• Exercise
Quote, verbatim, all material below, without pictures.

• Data extract
● ● ● ● ●

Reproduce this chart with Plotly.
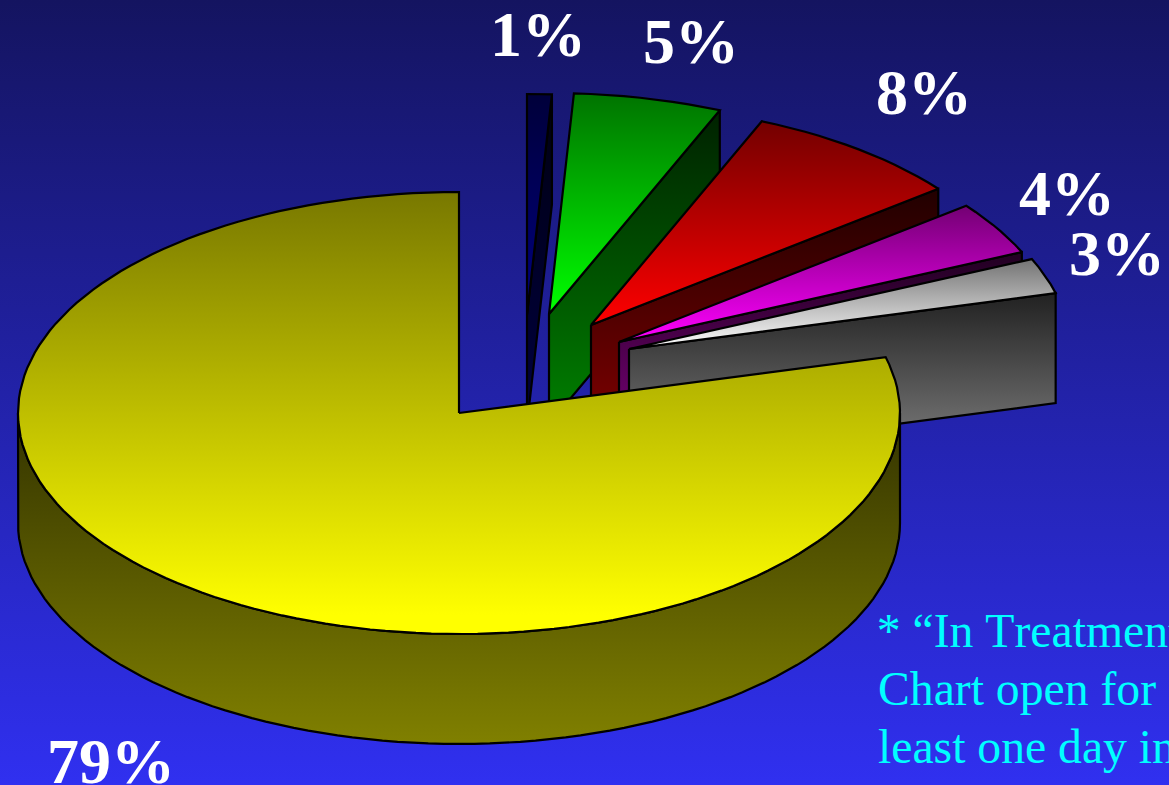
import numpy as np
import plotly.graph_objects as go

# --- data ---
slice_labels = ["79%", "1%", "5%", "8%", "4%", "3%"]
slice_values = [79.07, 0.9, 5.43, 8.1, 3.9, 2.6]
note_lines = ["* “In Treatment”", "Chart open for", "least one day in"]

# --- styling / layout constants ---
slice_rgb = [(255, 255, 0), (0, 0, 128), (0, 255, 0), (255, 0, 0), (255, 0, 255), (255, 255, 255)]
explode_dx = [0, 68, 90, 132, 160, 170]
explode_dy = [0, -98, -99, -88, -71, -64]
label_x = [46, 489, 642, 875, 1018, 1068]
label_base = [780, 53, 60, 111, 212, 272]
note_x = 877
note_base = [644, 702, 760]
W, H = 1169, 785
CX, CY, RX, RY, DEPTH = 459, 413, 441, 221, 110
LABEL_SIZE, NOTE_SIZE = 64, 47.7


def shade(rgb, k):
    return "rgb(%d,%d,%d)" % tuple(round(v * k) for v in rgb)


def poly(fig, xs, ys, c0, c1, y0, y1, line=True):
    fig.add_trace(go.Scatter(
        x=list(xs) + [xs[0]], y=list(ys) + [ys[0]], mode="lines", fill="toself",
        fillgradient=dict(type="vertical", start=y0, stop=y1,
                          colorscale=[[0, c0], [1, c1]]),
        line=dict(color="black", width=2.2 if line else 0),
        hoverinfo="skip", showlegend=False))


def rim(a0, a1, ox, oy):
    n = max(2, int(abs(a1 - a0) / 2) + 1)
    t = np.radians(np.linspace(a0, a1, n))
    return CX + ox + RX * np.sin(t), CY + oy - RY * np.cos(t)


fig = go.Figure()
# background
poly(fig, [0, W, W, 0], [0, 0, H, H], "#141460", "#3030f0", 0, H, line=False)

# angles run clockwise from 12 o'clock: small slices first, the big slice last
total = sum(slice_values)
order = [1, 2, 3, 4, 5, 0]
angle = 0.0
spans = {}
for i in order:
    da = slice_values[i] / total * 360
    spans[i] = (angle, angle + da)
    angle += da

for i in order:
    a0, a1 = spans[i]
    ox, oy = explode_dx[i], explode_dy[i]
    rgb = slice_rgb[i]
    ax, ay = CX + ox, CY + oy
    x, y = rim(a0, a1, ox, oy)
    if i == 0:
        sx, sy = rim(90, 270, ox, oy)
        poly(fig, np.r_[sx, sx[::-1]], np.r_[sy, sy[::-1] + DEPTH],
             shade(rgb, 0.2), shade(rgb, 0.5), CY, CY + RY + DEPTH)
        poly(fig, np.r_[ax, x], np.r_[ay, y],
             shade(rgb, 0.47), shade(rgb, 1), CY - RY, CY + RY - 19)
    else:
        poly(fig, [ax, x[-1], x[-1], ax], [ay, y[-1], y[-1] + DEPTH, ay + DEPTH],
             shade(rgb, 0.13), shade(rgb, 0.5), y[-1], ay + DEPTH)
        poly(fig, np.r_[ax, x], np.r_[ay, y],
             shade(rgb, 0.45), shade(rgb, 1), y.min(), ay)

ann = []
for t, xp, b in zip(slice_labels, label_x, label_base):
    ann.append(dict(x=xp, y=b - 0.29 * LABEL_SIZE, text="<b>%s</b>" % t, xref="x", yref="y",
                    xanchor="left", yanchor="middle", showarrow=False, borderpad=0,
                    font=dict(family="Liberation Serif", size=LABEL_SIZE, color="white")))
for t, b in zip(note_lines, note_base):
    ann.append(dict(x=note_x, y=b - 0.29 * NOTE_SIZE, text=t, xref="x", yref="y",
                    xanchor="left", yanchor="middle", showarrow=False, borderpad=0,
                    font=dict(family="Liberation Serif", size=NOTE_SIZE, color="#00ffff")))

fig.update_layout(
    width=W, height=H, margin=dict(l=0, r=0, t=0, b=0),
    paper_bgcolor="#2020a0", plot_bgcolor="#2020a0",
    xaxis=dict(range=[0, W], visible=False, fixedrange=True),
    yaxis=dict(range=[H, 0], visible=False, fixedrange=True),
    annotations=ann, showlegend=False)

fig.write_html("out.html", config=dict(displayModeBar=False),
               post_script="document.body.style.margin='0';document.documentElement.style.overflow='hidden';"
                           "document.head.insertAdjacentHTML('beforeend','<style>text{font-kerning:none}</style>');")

● ● ● ● ●

• Reply
Reproduce this chart with Plotly.
import numpy as np
import plotly.graph_objects as go

# --- data ---
slice_labels = ["79%", "1%", "5%", "8%", "4%", "3%"]
slice_values = [79.07, 0.9, 5.43, 8.1, 3.9, 2.6]
note_lines = ["* “In Treatment”", "Chart open for", "least one day in"]

# --- styling / layout constants ---
slice_rgb = [(255, 255, 0), (0, 0, 128), (0, 255, 0), (255, 0, 0), (255, 0, 255), (255, 255, 255)]
explode_dx = [0, 68, 90, 132, 160, 170]
explode_dy = [0, -98, -99, -88, -71, -64]
label_x = [46, 489, 642, 875, 1018, 1068]
label_base = [780, 53, 60, 111, 212, 272]
note_x = 877
note_base = [644, 702, 760]
W, H = 1169, 785
CX, CY, RX, RY, DEPTH = 459, 413, 441, 221, 110
LABEL_SIZE, NOTE_SIZE = 64, 47.7


def shade(rgb, k):
    return "rgb(%d,%d,%d)" % tuple(round(v * k) for v in rgb)


def poly(fig, xs, ys, c0, c1, y0, y1, line=True):
    fig.add_trace(go.Scatter(
        x=list(xs) + [xs[0]], y=list(ys) + [ys[0]], mode="lines", fill="toself",
        fillgradient=dict(type="vertical", start=y0, stop=y1,
                          colorscale=[[0, c0], [1, c1]]),
        line=dict(color="black", width=2.2 if line else 0),
        hoverinfo="skip", showlegend=False))


def rim(a0, a1, ox, oy):
    n = max(2, int(abs(a1 - a0) / 2) + 1)
    t = np.radians(np.linspace(a0, a1, n))
    return CX + ox + RX * np.sin(t), CY + oy - RY * np.cos(t)


fig = go.Figure()
# background
poly(fig, [0, W, W, 0], [0, 0, H, H], "#141460", "#3030f0", 0, H, line=False)

# angles run clockwise from 12 o'clock: small slices first, the big slice last
total = sum(slice_values)
order = [1, 2, 3, 4, 5, 0]
angle = 0.0
spans = {}
for i in order:
    da = slice_values[i] / total * 360
    spans[i] = (angle, angle + da)
    angle += da

for i in order:
    a0, a1 = spans[i]
    ox, oy = explode_dx[i], explode_dy[i]
    rgb = slice_rgb[i]
    ax, ay = CX + ox, CY + oy
    x, y = rim(a0, a1, ox, oy)
    if i == 0:
        sx, sy = rim(90, 270, ox, oy)
        poly(fig, np.r_[sx, sx[::-1]], np.r_[sy, sy[::-1] + DEPTH],
             shade(rgb, 0.2), shade(rgb, 0.5), CY, CY + RY + DEPTH)
        poly(fig, np.r_[ax, x], np.r_[ay, y],
             shade(rgb, 0.47), shade(rgb, 1), CY - RY, CY + RY - 19)
    else:
        poly(fig, [ax, x[-1], x[-1], ax], [ay, y[-1], y[-1] + DEPTH, ay + DEPTH],
             shade(rgb, 0.13), shade(rgb, 0.5), y[-1], ay + DEPTH)
        poly(fig, np.r_[ax, x], np.r_[ay, y],
             shade(rgb, 0.45), shade(rgb, 1), y.min(), ay)

ann = []
for t, xp, b in zip(slice_labels, label_x, label_base):
    ann.append(dict(x=xp, y=b - 0.29 * LABEL_SIZE, text="<b>%s</b>" % t, xref="x", yref="y",
                    xanchor="left", yanchor="middle", showarrow=False, borderpad=0,
                    font=dict(family="Liberation Serif", size=LABEL_SIZE, color="white")))
for t, b in zip(note_lines, note_base):
    ann.append(dict(x=note_x, y=b - 0.29 * NOTE_SIZE, text=t, xref="x", yref="y",
                    xanchor="left", yanchor="middle", showarrow=False, borderpad=0,
                    font=dict(family="Liberation Serif", size=NOTE_SIZE, color="#00ffff")))

fig.update_layout(
    width=W, height=H, margin=dict(l=0, r=0, t=0, b=0),
    paper_bgcolor="#2020a0", plot_bgcolor="#2020a0",
    xaxis=dict(range=[0, W], visible=False, fixedrange=True),
    yaxis=dict(range=[H, 0], visible=False, fixedrange=True),
    annotations=ann, showlegend=False)

fig.write_html("out.html", config=dict(displayModeBar=False),
               post_script="document.body.style.margin='0';document.documentElement.style.overflow='hidden';"
                           "document.head.insertAdjacentHTML('beforeend','<style>text{font-kerning:none}</style>');")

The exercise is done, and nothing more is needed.